A Nike spokesperson told Supply Chain Dive the company had sanctioned the factory by reducing orders to 3% production capacity, from the 9% ordered before the allegations. "Basically, what we say is that if you cannot be performing at our requirements of basic code of conduct compliance, that we will limit the amount of orders that we send to the factory – to try and put a little bit of weight."
In addition to Georgetown's decision to stop working with Nike until it signs the school's code of conduct, USAS members at University of Texas at Austin met with administrators and Nike in November, but Nike would only talk about strengthening business ties, according to The Daily Texan.
UM is still considering how to respond to Nike, said Dr. Anupindi. The school's approach with the code of conduct is to tell a licensee that UM has a right to an independent investigation, though it does not specify which organization must conduct it. Some universities specifically mention WRC, according to Anupindi.
The UM committee received reports from the investigation. "The good news is that the Hansae factory and Nike are working together," Anupindi said. "We have not yet finalized our recommendations to the president about what, if anything, we should do or ask Nike to do."
What can an apparel brand do?
Yet, Nike does not appear to be budging on the universities' demands, citing the need for a standardized approach to audits if the company seeks to influence its suppliers.
"Nike has not signed any individual university code of conduct," the spokesperson said. "Nike has over 1,000 university partners, many of whom have their own codes of conduct, which are subject to change. Given the volume, speed and dynamism of factory production, it would be an unsustainable disruption to business operations … and impossible to implement these individual school codes and changes."
It can be difficult for brands to know what's actually happening at factories. In addition to using third party inspectors, large brands often conduct their own inspections. But it's not uncommon for workers to be told to keep their mouths closed about violations. Factories might also rely on language barriers and alerts when inspectors come, for some to vacate the factory.
There is only so much that compliance can do on its regular schedule, there's a lot relationships can do.
In addition, factories may manufacture goods for multiple brands, each with its own code of conduct and expectations. Individual codes may vary, but labor violations may easily violate the rules for all companies contracting there. Stakeholders can work together to push a supplier to compliance.

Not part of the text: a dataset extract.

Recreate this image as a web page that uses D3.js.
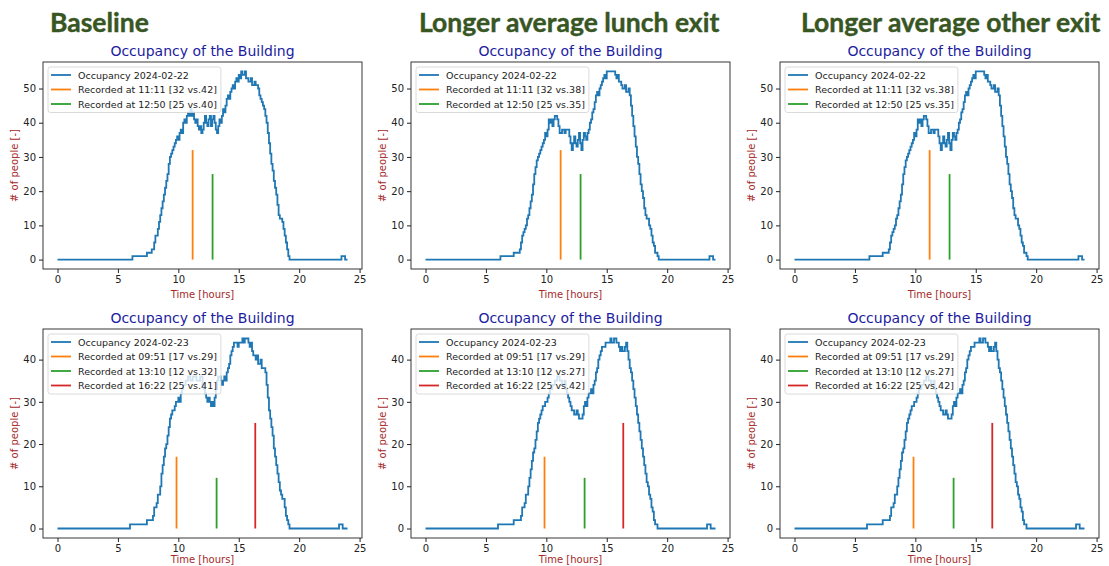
<!DOCTYPE html>
<html>
<head>
<meta charset="utf-8">
<script src="https://cdn.jsdelivr.net/npm/d3@7"></script>
<style>
  body { margin: 0; background: #fff; }
  svg { display: block; }
</style>
</head>
<body>
<div id="chart"></div>
<script>
// column headings
const headings = ["Baseline", "Longer average lunch exit", "Longer average other exit"];

// occupancy 2024-02-22, [hour, people] step points
const occ22Base = [[0,0],[6.2,1],[7.4,2],[7.8,3],[8.0,5],[8.1,7],[8.3,9],[8.4,11],[8.5,13],[8.6,15],[8.7,17],[8.8,19],[8.9,21],[9.0,23],[9.1,25],[9.2,28],[9.3,30],[9.4,31],[9.5,32],[9.6,33],[9.7,34],[9.8,35],[9.9,36],[10.0,35],[10.1,37],[10.2,38],[10.3,37],[10.4,40],[10.5,41],[10.6,40],[10.7,42],[10.8,43],[10.9,42],[11.0,44],[11.1,42],[11.2,43],[11.3,41],[11.4,40],[11.5,41],[11.6,39],[11.7,38],[11.8,39],[11.9,37],[12.0,38],[12.1,40],[12.2,42],[12.3,40],[12.4,39],[12.5,41],[12.6,42],[12.7,39],[12.8,41],[12.9,42],[13.0,40],[13.1,38],[13.2,37],[13.3,39],[13.4,41],[13.5,40],[13.6,42],[13.7,44],[13.8,43],[13.9,45],[14.0,47],[14.1,48],[14.2,47],[14.3,49],[14.4,50],[14.5,51],[14.6,50],[14.7,52],[14.8,53],[14.9,52],[15.0,54],[15.1,53],[15.2,55],[15.3,54],[15.5,55],[15.6,53],[15.8,52],[16.0,53],[16.1,51],[16.3,52],[16.4,51],[16.6,50],[16.7,48],[16.8,47],[16.9,46],[17.0,45],[17.1,44],[17.2,42],[17.3,40],[17.4,37],[17.5,34],[17.6,31],[17.7,28],[17.8,26],[17.9,23],[18.0,21],[18.1,19],[18.2,16],[18.3,13],[18.4,12],[18.6,11],[18.7,9],[18.8,7],[18.9,5],[19.0,3],[19.1,1],[19.2,0],[23.5,1],[23.8,0],[24.0,0]];
// lunch-exit and other-exit runs look the same on 02-22
const occ22Exit = [[0,0],[6.2,1],[7.3,2],[7.8,3],[7.9,5],[8.0,7],[8.1,8],[8.2,9],[8.3,10],[8.4,12],[8.5,13],[8.6,15],[8.7,17],[8.8,19],[8.9,22],[9.0,25],[9.1,27],[9.2,29],[9.3,30],[9.4,31],[9.5,32],[9.6,33],[9.7,34],[9.8,35],[9.9,37],[10.0,36],[10.1,38],[10.2,41],[10.3,40],[10.4,41],[10.5,39],[10.6,41],[10.7,42],[10.9,41],[11.0,39],[11.1,37],[11.3,38],[11.5,37],[11.6,38],[11.9,36],[12.0,34],[12.1,32],[12.2,34],[12.3,36],[12.4,34],[12.5,33],[12.6,35],[12.7,37],[12.8,34],[12.9,32],[13.0,35],[13.1,37],[13.2,36],[13.3,35],[13.4,37],[13.5,38],[13.6,40],[13.7,41],[13.8,43],[13.9,44],[14.0,46],[14.1,48],[14.2,49],[14.3,48],[14.4,50],[14.5,51],[14.6,52],[14.7,53],[14.8,54],[14.9,53],[15.0,55],[15.7,54],[15.8,53],[15.9,54],[16.0,52],[16.2,51],[16.3,50],[16.5,51],[16.6,49],[16.8,50],[16.9,48],[17.0,45],[17.1,42],[17.2,39],[17.3,36],[17.4,33],[17.5,30],[17.6,28],[17.7,25],[17.8,22],[17.9,20],[18.0,18],[18.1,15],[18.2,13],[18.3,12],[18.5,10],[18.6,9],[18.7,7],[18.8,5],[18.9,4],[19.0,2],[19.2,1],[19.3,0],[23.5,1],[23.8,0],[24.0,0]];

// occupancy 2024-02-23
const occ23Base = [[0,0],[6.0,1],[7.4,2],[7.9,3],[8.0,5],[8.2,6],[8.3,8],[8.5,10],[8.6,13],[8.7,15],[8.8,17],[8.9,19],[9.0,20],[9.1,22],[9.2,24],[9.3,26],[9.4,27],[9.5,28],[9.7,29],[9.8,30],[10.0,31],[10.1,30],[10.2,32],[10.3,33],[10.4,34],[10.6,35],[10.8,36],[11.0,35],[11.2,36],[11.5,35],[11.8,36],[12.0,34],[12.1,33],[12.2,32],[12.3,31],[12.4,30],[12.5,31],[12.6,30],[12.7,29],[12.8,30],[12.9,29],[13.0,31],[13.1,33],[13.2,35],[13.3,36],[13.5,35],[13.6,34],[13.7,35],[13.8,36],[13.9,35],[14.0,37],[14.1,38],[14.2,39],[14.3,41],[14.4,42],[14.5,43],[14.6,44],[14.9,43],[15.0,44],[15.3,45],[15.4,44],[15.5,45],[15.8,44],[15.9,43],[16.0,44],[16.1,42],[16.2,41],[16.4,40],[16.5,41],[16.6,39],[16.8,40],[16.9,38],[17.2,37],[17.3,34],[17.4,31],[17.5,28],[17.6,26],[17.7,24],[17.8,22],[17.9,19],[18.0,17],[18.1,15],[18.2,13],[18.3,11],[18.4,9],[18.5,8],[18.6,7],[18.8,5],[18.9,3],[19.0,2],[19.1,1],[19.2,0],[23.3,1],[23.6,0],[24.0,0]];
const occ23Exit = [[0,0],[6.0,1],[7.3,2],[7.9,3],[8.0,5],[8.2,6],[8.3,8],[8.5,10],[8.6,12],[8.7,14],[8.8,16],[8.9,18],[9.0,19],[9.1,21],[9.2,23],[9.3,25],[9.4,26],[9.5,27],[9.6,28],[9.7,29],[9.9,30],[10.1,31],[10.2,32],[10.3,33],[10.5,34],[10.7,35],[10.9,36],[11.1,35],[11.3,34],[11.5,35],[11.6,33],[11.7,32],[11.8,31],[11.9,30],[12.0,29],[12.1,28],[12.3,27],[12.5,28],[12.6,27],[12.7,26],[13.0,27],[13.1,29],[13.2,30],[13.3,29],[13.4,31],[13.5,32],[13.7,33],[13.8,32],[13.9,34],[14.0,35],[14.1,37],[14.2,38],[14.3,40],[14.4,41],[14.5,42],[14.6,43],[14.9,44],[15.3,45],[15.4,44],[15.6,45],[15.8,44],[16.0,43],[16.1,42],[16.2,43],[16.3,42],[16.5,43],[16.6,44],[16.7,42],[16.8,40],[16.9,38],[17.0,37],[17.1,35],[17.2,33],[17.3,31],[17.4,29],[17.5,27],[17.6,25],[17.7,23],[17.8,21],[17.9,19],[18.0,17],[18.1,15],[18.2,13],[18.3,11],[18.4,10],[18.5,8],[18.6,7],[18.7,5],[18.8,4],[18.9,2],[19.0,1],[19.2,0],[23.3,1],[23.6,0],[24.0,0]];

// recorded counts
const rec22Labels = ["11:11", "12:50"];
const rec22Hours = [11 + 11 / 60, 12 + 50 / 60];
const rec22Counts = [32, 25];
const rec22Model = [[42, 40], [38, 35], [38, 35]];

const rec23Labels = ["09:51", "13:10", "16:22"];
const rec23Hours = [9 + 51 / 60, 13 + 10 / 60, 16 + 22 / 60];
const rec23Counts = [17, 12, 25];
const rec23Model = [[29, 32, 41], [29, 27, 42], [29, 27, 42]];

const xTicks = [0, 5, 10, 15, 20, 25];
const yTicks22 = [0, 10, 20, 30, 40, 50];
const yTicks23 = [0, 10, 20, 30, 40];

const recColors = ["#ff7f0e", "#2ca02c", "#d62728"];

const W = 1109, H = 566;
const svg = d3.select("#chart").append("svg").attr("width", W).attr("height", H);

const colLeft = [43, 411, 780];
const panelW = 319;
const rows = [
  { top: 62, h: 207, yMax: 55, ticks: yTicks22, date: "2024-02-22", series: [occ22Base, occ22Exit, occ22Exit],
    labels: rec22Labels, hours: rec22Hours, counts: rec22Counts, model: rec22Model },
  { top: 329, h: 209, yMax: 45, ticks: yTicks23, date: "2024-02-23", series: [occ23Base, occ23Exit, occ23Exit],
    labels: rec23Labels, hours: rec23Hours, counts: rec23Counts, model: rec23Model }
];

const font = "DejaVu Sans, sans-serif";

// headings
headings.forEach((t, i) => {
  svg.append("text")
    .attr("x", [50, 419, 801][i]).attr("y", 32)
    .attr("font-family", "Lato, sans-serif").attr("font-weight", 700)
    .attr("font-size", 26.5).attr("fill", "#375623")
    .attr("stroke", "#375623").attr("stroke-width", 0.4)
    .text(t);
});

rows.forEach(row => {
  colLeft.forEach((left, ci) => {
    const x = d3.scaleLinear().domain([-1.2, 25.2]).range([left, left + panelW]);
    const pad = row.yMax * 0.05;
    const y = d3.scaleLinear().domain([-pad, row.yMax + pad]).range([row.top + row.h, row.top]);
    const g = svg.append("g");

    // occupancy step line
    const line = d3.line().x(d => x(d[0])).y(d => y(d[1])).curve(d3.curveStepAfter);
    g.append("path").datum(row.series[ci])
      .attr("fill", "none").attr("stroke", "#1f77b4").attr("stroke-width", 1.8)
      .attr("d", line);

    // recorded vertical lines
    g.selectAll(".rec").data(row.hours).join("line")
      .attr("x1", d => x(d)).attr("x2", d => x(d))
      .attr("y1", y(0)).attr("y2", (d, i) => y(row.counts[i]))
      .attr("stroke", (d, i) => recColors[i]).attr("stroke-width", 1.8);

    // axes
    const xAxis = d3.axisBottom(x).tickValues(xTicks).tickSize(4).tickPadding(3);
    const ax = g.append("g").attr("transform", `translate(0,${row.top + row.h})`).call(xAxis);
    const yAxis = d3.axisLeft(y).tickValues(row.ticks).tickSize(4).tickPadding(3);
    const ay = g.append("g").attr("transform", `translate(${left},0)`).call(yAxis);
    [ax, ay].forEach(a => {
      a.select(".domain").remove();
      a.selectAll("text").attr("font-family", font).attr("font-size", 10).attr("fill", "#222");
      a.selectAll("line").attr("stroke", "#222");
    });

    g.append("rect")
      .attr("x", left).attr("y", row.top).attr("width", panelW).attr("height", row.h)
      .attr("fill", "none").attr("stroke", "#222").attr("stroke-width", 0.9);

    // titles and labels
    g.append("text")
      .attr("x", left + panelW / 2).attr("y", row.top - 6)
      .attr("text-anchor", "middle").attr("font-family", font).attr("font-size", 14)
      .attr("fill", "#1c1ca0").text("Occupancy of the Building");
    g.append("text")
      .attr("x", left + panelW / 2).attr("y", Math.min(row.top + row.h + 29, H - 3))
      .attr("text-anchor", "middle").attr("font-family", font).attr("font-size", 10)
      .attr("fill", "#a52a2a").text("Time [hours]");
    g.append("text")
      .attr("transform", `translate(${left - 25},${row.top + row.h / 2}) rotate(-90)`)
      .attr("text-anchor", "middle").attr("font-family", font).attr("font-size", 10)
      .attr("fill", "#a52a2a").text("# of people [-]");

    // legend
    const entries = [{ c: "#1f77b4", t: `Occupancy ${row.date}` }].concat(
      row.labels.map((l, i) => ({ c: recColors[i], t: `Recorded at ${l} [${row.counts[i]} vs.${row.model[ci][i]}]` }))
    );
    const lg = g.append("g").attr("transform", `translate(${left + 5},${row.top + 5})`);
    const box = lg.append("rect").attr("rx", 2.5)
      .attr("fill", "#fff").attr("fill-opacity", 0.8)
      .attr("stroke", "#d0d0d0").attr("stroke-width", 0.8);
    let maxW = 0;
    entries.forEach((e, i) => {
      const cy = 8 + i * 14.5;
      lg.append("line").attr("x1", 3).attr("x2", 23).attr("y1", cy).attr("y2", cy)
        .attr("stroke", e.c).attr("stroke-width", 1.8);
      const t = lg.append("text").attr("x", 30).attr("y", cy + 3.5)
        .attr("font-family", font).attr("font-size", 9.5).attr("fill", "#222").text(e.t);
      maxW = Math.max(maxW, t.node().getComputedTextLength());
    });
    box.attr("x", 0).attr("y", 0).attr("width", 30 + maxW + 4).attr("height", entries.length * 14.5 + 2);
  });
});
</script>
</body>
</html>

Other brands have found various ways to hold the factories accountable. Uniqlo, for example, is combating factory violations by providing supplier codes to the factories in their local languages, as well as promoting better factory grievance systems. As for Nike, the company's sustainability report notes the company is moving to use fewer suppliers by increasing production at only those factories with consistently high ratings during regular audits. Companies with poor ratings, meanwhile, may be subject to sanctions like those imposed on the Hansae factory.
Easier said than done, however. While activism may call for an institution to cut off a supplier due to labor violations, the reality is such violations remain widespread.
For that reason, some companies, like Apple, have previously hesitated to cut off relations with suppliers due to the workers' economic dependence, arguing they can do more for laborers by continuing to work with contractors on improving conditions. Nike concurs.
"There is only so much that compliance can do on its regular schedule, there's a lot relationships can do," a Nike spokesperson said.
Audits are but the first step in correcting labor violations in the supply chain. To drive impact, companies must ensure all stakeholders, including watchdogs, universities and suppliers, are aligned in the common goal of improving labor standards for ethical production.